(Charts and diagrams as code)

— Begin —

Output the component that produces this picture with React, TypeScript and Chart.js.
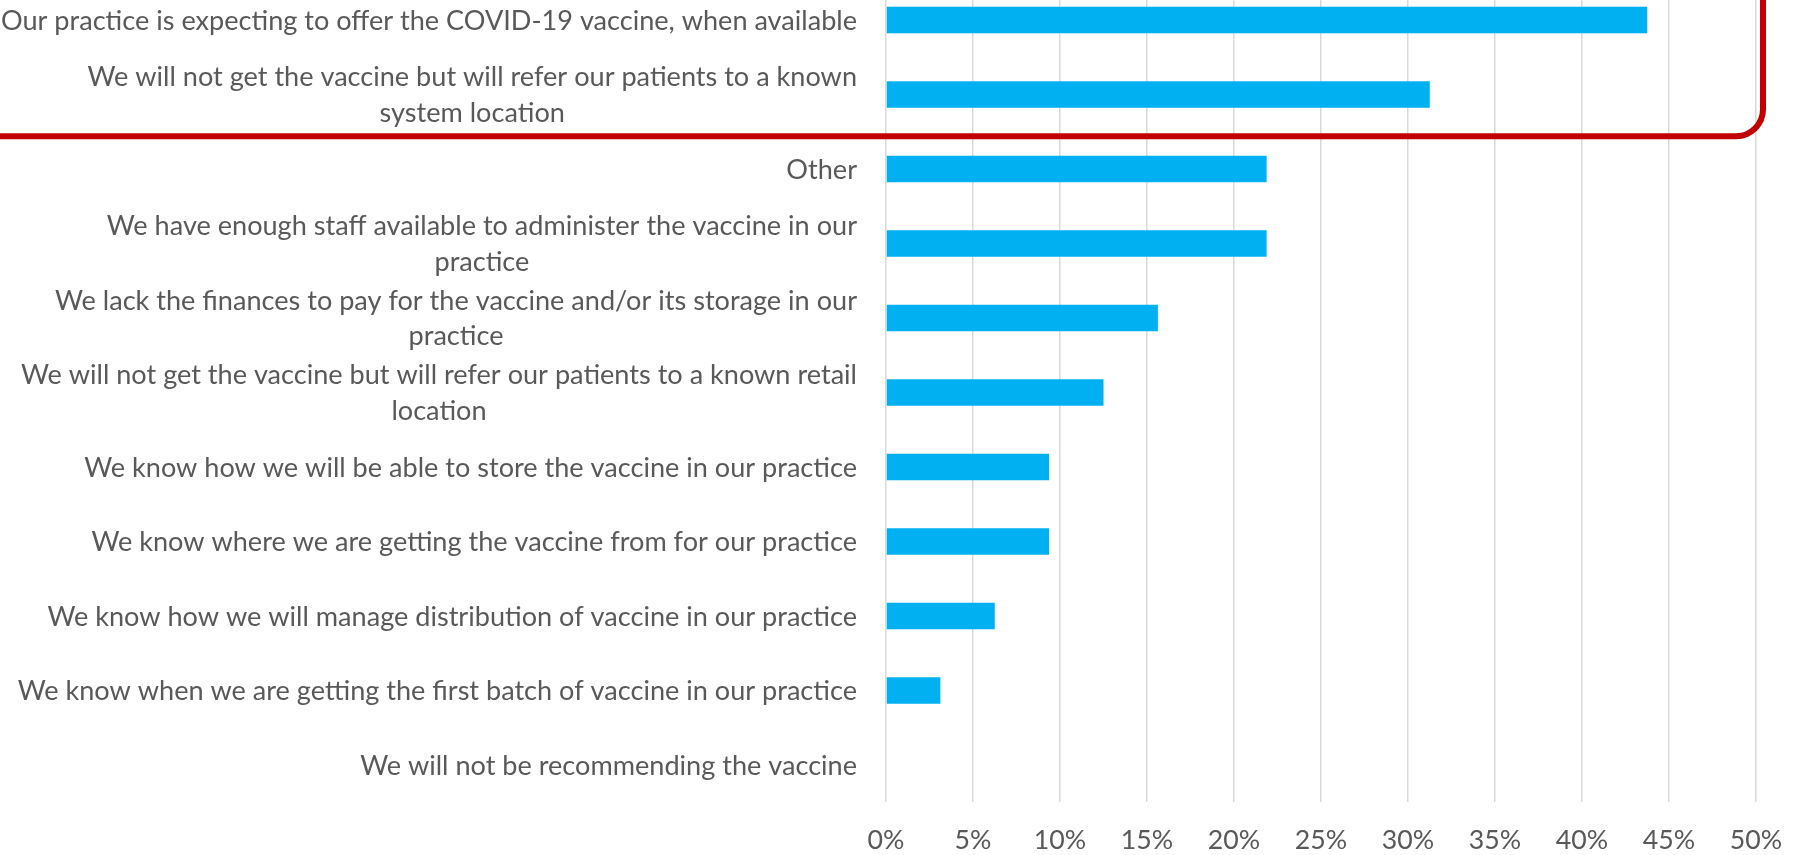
import React, { useEffect, useRef } from "react";
import { Chart, registerables } from "chart.js";

Chart.register(...registerables);

// ---------- data ----------
const categories: string[][] = [
  ["Our practice is expecting to offer the COVID-19 vaccine, when available"],
  ["We will not get the vaccine but will refer our patients to a known", "system location"],
  ["Other"],
  ["We have enough staff available to administer the vaccine in our", "practice"],
  ["We lack the finances to pay for the vaccine and/or its storage in our", "practice"],
  ["We will not get the vaccine but will refer our patients to a known retail", "location"],
  ["We know how we will be able to store the vaccine in our practice"],
  ["We know where we are getting the vaccine from for our practice"],
  ["We know how we will manage distribution of vaccine in our practice"],
  ["We know when we are getting the first batch of vaccine in our practice"],
  ["We will not be recommending the vaccine"],
];
const values: number[] = [43.75, 31.25, 21.875, 21.875, 15.625, 12.5, 9.375, 9.375, 6.25, 3.125, 0];
const xTickValues: number[] = [0, 5, 10, 15, 20, 25, 30, 35, 40, 45, 50];
const xTickLabels: string[] = ["0%", "5%", "10%", "15%", "20%", "25%", "30%", "35%", "40%", "45%", "50%"];

// ---------- style ----------
const W = 1799;
const H = 855;
const OFF = 40; // canvas shifted up so the plot starts above the page
const FONT = "Lato";
const FS = 27.1;
const TICK_FS = 26.7;
const TEXT = "#595959";
const BAR = "#00B0F0";
const GRID = "#D9D9D9";
const RED = "#C00000";

const catLabelPlugin = {
  id: "catLabels",
  afterDraw(chart: any) {
    const ctx = chart.ctx;
    const ys = chart.scales.y;
    ctx.save();
    ctx.font = `${FS}px ${FONT}`;
    ctx.fillStyle = TEXT;
    ctx.textAlign = "center";
    ctx.textBaseline = "alphabetic";
    const rightX = chart.chartArea.left - 29;
    const LH = 35.6;
    (chart.data.labels as any[]).forEach((lab, i) => {
      const lines: string[] = Array.isArray(lab) ? lab : [lab];
      const cy = ys.getPixelForValue(i);
      const w = Math.max(...lines.map((l) => ctx.measureText(l).width));
      const cx = rightX - w / 2;
      lines.forEach((l, j) => {
        ctx.fillText(l, cx, cy + 9.5 + (j - (lines.length - 1) / 2) * LH);
      });
    });
    ctx.restore();
  },
};

const boxPlugin = {
  id: "redBox",
  afterDraw(chart: any) {
    const ctx = chart.ctx;
    ctx.save();
    ctx.strokeStyle = RED;
    ctx.lineWidth = 6;
    ctx.beginPath();
    const left = -30;
    const top = OFF - 40;
    const right = 1763;
    const bottom = OFF + 136.3;
    (ctx as any).roundRect(left, top, right - left, bottom - top, 27);
    ctx.stroke();
    ctx.restore();
  },
};

export default function App() {
  const ref = useRef<HTMLCanvasElement | null>(null);
  useEffect(() => {
    if (!ref.current) return;
    const chart = new Chart(ref.current, {
      type: "bar",
      data: {
        labels: categories as any,
        datasets: [
          {
            data: values,
            backgroundColor: BAR,
            borderWidth: 0,
            barPercentage: 0.357,
            categoryPercentage: 1,
          },
        ],
      },
      options: {
        indexAxis: "y",
        animation: false,
        responsive: false,
        devicePixelRatio: 1,
        layout: { padding: { top: 22.75, left: 0, right: W - 1756, bottom: 0 } },
        plugins: { legend: { display: false }, tooltip: { enabled: false } },
        scales: {
          x: {
            type: "linear",
            position: "bottom",
            min: 0,
            max: 50,
            afterBuildTicks: (scale: any) => {
              scale.ticks = xTickValues.map((v) => ({ value: v }));
            },
            afterFit: (scale: any) => {
              scale.height = 52.75;
              scale.paddingLeft = 0;
              scale.paddingRight = 0;
            },
            grid: { color: GRID, lineWidth: 1.5, drawTicks: false },
            border: { display: false },
            ticks: {
              padding: 22,
              color: TEXT,
              font: { family: FONT, size: TICK_FS },
              maxRotation: 0,
              autoSkip: false,
              callback: (_v: any, i: number) => xTickLabels[i],
            },
          },
          y: {
            type: "category",
            afterFit: (scale: any) => {
              scale.width = 886;
              scale.paddingTop = 0;
              scale.paddingBottom = 0;
            },
            grid: { display: false },
            border: { display: false },
            ticks: { display: false },
          },
        },
      },
      plugins: [catLabelPlugin, boxPlugin],
    });
    return () => chart.destroy();
  }, []);

  return (
    <div
      style={{
        position: "fixed",
        left: 0,
        top: 0,
        width: W,
        height: H,
        overflow: "hidden",
        background: "#fff",
      }}
    >
      <canvas
        ref={ref}
        width={W}
        height={H + OFF}
        style={{ position: "absolute", left: 0, top: -OFF, width: W, height: H + OFF }}
      />
    </div>
  );
}
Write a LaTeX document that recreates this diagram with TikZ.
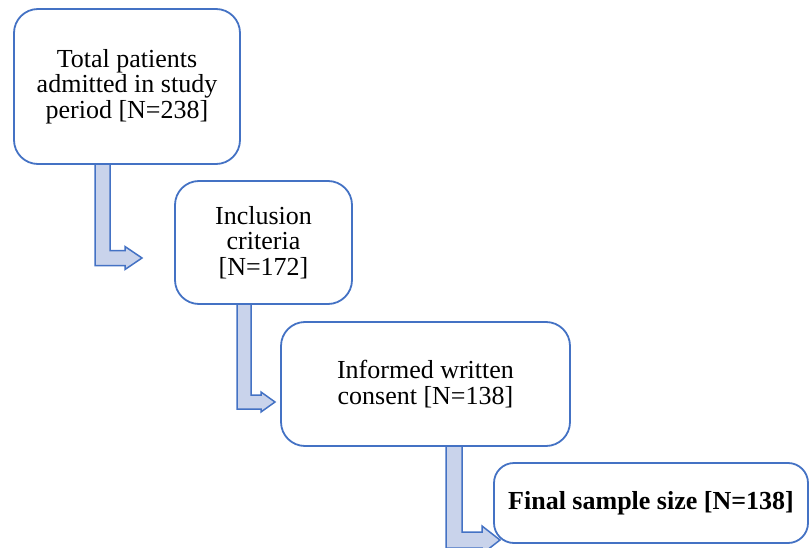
\documentclass[tikz,border=0pt]{standalone}
\usepackage{fontspec}
\setmainfont{Liberation Serif}
\usetikzlibrary{calc}
\definecolor{boxblue}{HTML}{4472C4}
\definecolor{arrfill}{HTML}{C9D3EB}
\tikzset{
  flowbox/.style={draw=boxblue, line width=1.8pt, fill=white, rounded corners=24pt,
    align=center, inner sep=0pt, font=\fontsize{26}{25.5}\selectfont},
  blockarrow/.style={draw=boxblue, line width=1.5pt, fill=arrfill, line join=miter}
}
% #1 shaft left x, #2 top y, #3 tip x, #4 tip y, #5 shaft width, #6 head half width, #7 head length
\newcommand{\bentarrow}[7]{%
  \path[blockarrow] (#1,#2) -- ({#1+#5},#2) -- ({#1+#5},{#4-#5/2}) -- ({#3-#7},{#4-#5/2})
   -- ({#3-#7},{#4-#6}) -- (#3,#4) -- ({#3-#7},{#4+#6}) -- ({#3-#7},{#4+#5/2})
   -- (#1,{#4+#5/2}) -- cycle;}
\begin{document}
\begin{tikzpicture}[x=1pt,y=-1pt]
\useasboundingbox (0,0) rectangle (811,548);
\clip (0,0) rectangle (811,548);
% arrows behind boxes
\bentarrow{95}{150}{142}{258}{15}{11.5}{17}
\bentarrow{237}{290}{275}{402}{14}{10}{14}
\bentarrow{446}{430}{500}{540}{16}{14}{18}
\node[flowbox, minimum width=226pt, minimum height=155pt] (b1) at (127,86.5)
  {Total patients\\admitted in study\\period [N=238]};
\node[flowbox, minimum width=177pt, minimum height=123pt] (b2) at (263.5,242.5)
  {Inclusion\\criteria\\[0pt][N=172]};
\node[flowbox, minimum width=289pt, minimum height=124pt] (b3) at (425.5,384)
  {Informed written\\consent [N=138]};
\node[flowbox, rounded corners=20pt, minimum width=314pt, minimum height=80pt] (b4) at (651,503)
  {\bfseries Final sample size [N=138]};
\end{tikzpicture}
\end{document}
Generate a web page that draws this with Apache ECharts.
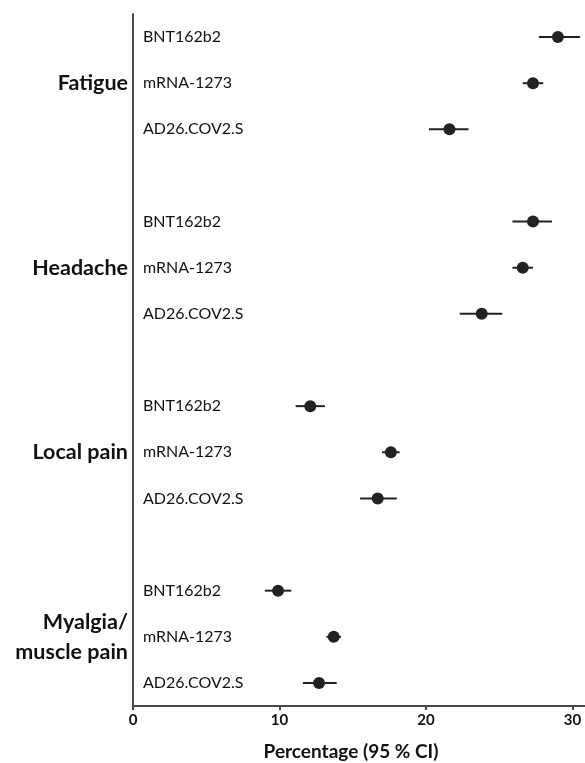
<!DOCTYPE html>
<html>
<head>
<meta charset="utf-8">
<script src="https://cdn.jsdelivr.net/npm/echarts@6/dist/echarts.min.js"></script>
<style>
html,body{margin:0;padding:0;background:#fff;}
#chart{width:585px;height:763px;}
</style>
</head>
<body>
<div id="chart"></div>
<script>
// ---- data ----
var outcomes = ['Fatigue', 'Headache', 'Local pain', 'Myalgia/\nmuscle pain'];
var vaccines = ['BNT162b2', 'mRNA-1273', 'AD26.COV2.S'];
// estimates [outcome][vaccine]
var estimate = [
  [29.0, 27.3, 21.6],
  [27.3, 26.6, 23.8],
  [12.1, 17.6, 16.7],
  [9.9, 13.7, 12.7]
];
var lower = [
  [27.7, 26.6, 20.2],
  [25.9, 25.9, 22.3],
  [11.1, 17.0, 15.5],
  [9.0, 13.2, 11.6]
];
var upper = [
  [30.5, 28.0, 22.9],
  [28.6, 27.3, 25.2],
  [13.1, 18.2, 18.0],
  [10.8, 14.2, 13.9]
];
var xTicks = [0, 10, 20, 30];
var xTitle = 'Percentage (95 % CI)';

// ---- build category slots (3 rows per outcome + 1 gap between outcomes) ----
var slots = [], slotVaccine = {}, slotOutcome = {};
outcomes.forEach(function (o, i) {
  vaccines.forEach(function (v, j) {
    var id = 'r' + i + '_' + j;
    slots.push(id);
    slotVaccine[id] = v;
    if (j === 1) slotOutcome[id] = o;
  });
  if (i < outcomes.length - 1) slots.push('gap' + i);
});

var points = [];
outcomes.forEach(function (o, i) {
  vaccines.forEach(function (v, j) {
    points.push([estimate[i][j], 'r' + i + '_' + j, lower[i][j], upper[i][j]]);
  });
});

var FONT = 'Lato';
var chart = echarts.init(document.getElementById('chart'));
chart.setOption({
  animation: false,
  backgroundColor: '#fff',
  grid: { left: 133, right: 0, top: 14, bottom: 57, containLabel: false, outerBoundsMode: 'none' },
  xAxis: {
    type: 'value',
    min: 0,
    max: 30.85,
    interval: 10,
    splitLine: { show: false },
    axisLine: { show: true, lineStyle: { color: '#4a4a4a', width: 2 } },
    axisTick: { show: true, length: 4, lineStyle: { color: '#4a4a4a', width: 2 } },
    axisLabel: {
      showMaxLabel: false,
      margin: 7,
      color: '#111', fontFamily: FONT, fontWeight: 'bold', fontSize: 15,
      formatter: function (v) { return xTicks.indexOf(v) >= 0 ? String(v) : ''; }
    },
    name: xTitle,
    nameLocation: 'middle',
    nameGap: 36,
    nameTextStyle: { color: '#111', fontFamily: FONT, fontWeight: 'bold', fontSize: 19, padding: [0, 16, 0, 0] }
  },
  yAxis: [
    {
      type: 'category',
      data: slots,
      inverse: true,
      position: 'left',
      axisLine: { show: true, onZero: false, lineStyle: { color: '#4a4a4a', width: 2 } },
      axisTick: { show: false },
      splitLine: { show: false },
      axisLabel: {
        inside: true,
        margin: 10,
        color: '#111', fontFamily: FONT, fontSize: 16,
        formatter: function (v) { return slotVaccine[v] || ''; }
      }
    },
    {
      type: 'category',
      data: slots,
      inverse: true,
      position: 'left',
      axisLine: { show: false },
      axisTick: { show: false },
      splitLine: { show: false },
      axisLabel: {
        margin: 5,
        interval: 0,
        color: '#111', fontFamily: FONT, fontWeight: 'bold', fontSize: 21.5,
        lineHeight: 30,
        align: 'right',
        formatter: function (v) { return slotOutcome[v] || ''; }
      }
    }
  ],
  series: [
    {
      type: 'custom',
      yAxisIndex: 0,
      data: points,
      encode: { x: [0, 2, 3], y: 1 },
      renderItem: function (params, api) {
        var y = api.value(1);
        var p1 = api.coord([api.value(2), y]);
        var p2 = api.coord([api.value(3), y]);
        return {
          type: 'line',
          shape: { x1: p1[0], y1: p1[1], x2: p2[0], y2: p2[1] },
          style: { stroke: '#222', lineWidth: 2 }
        };
      },
      z: 2
    },
    {
      type: 'scatter',
      yAxisIndex: 0,
      data: points.map(function (p) { return [p[0], p[1]]; }),
      symbol: 'circle',
      symbolSize: 12,
      itemStyle: { color: '#222', opacity: 1 },
      z: 3
    }
  ]
});
</script>
</body>
</html>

— End —

Nothing but the lines from the start of the records above through the line with "Chart.register(...registerables);" should be retyped, each exactly as written; leave out all pictures.

■ SOLUTION:
Output the component that produces this picture with React, TypeScript and Chart.js.
import React, { useEffect, useRef } from "react";
import { Chart, registerables } from "chart.js";

Chart.register(...registerables);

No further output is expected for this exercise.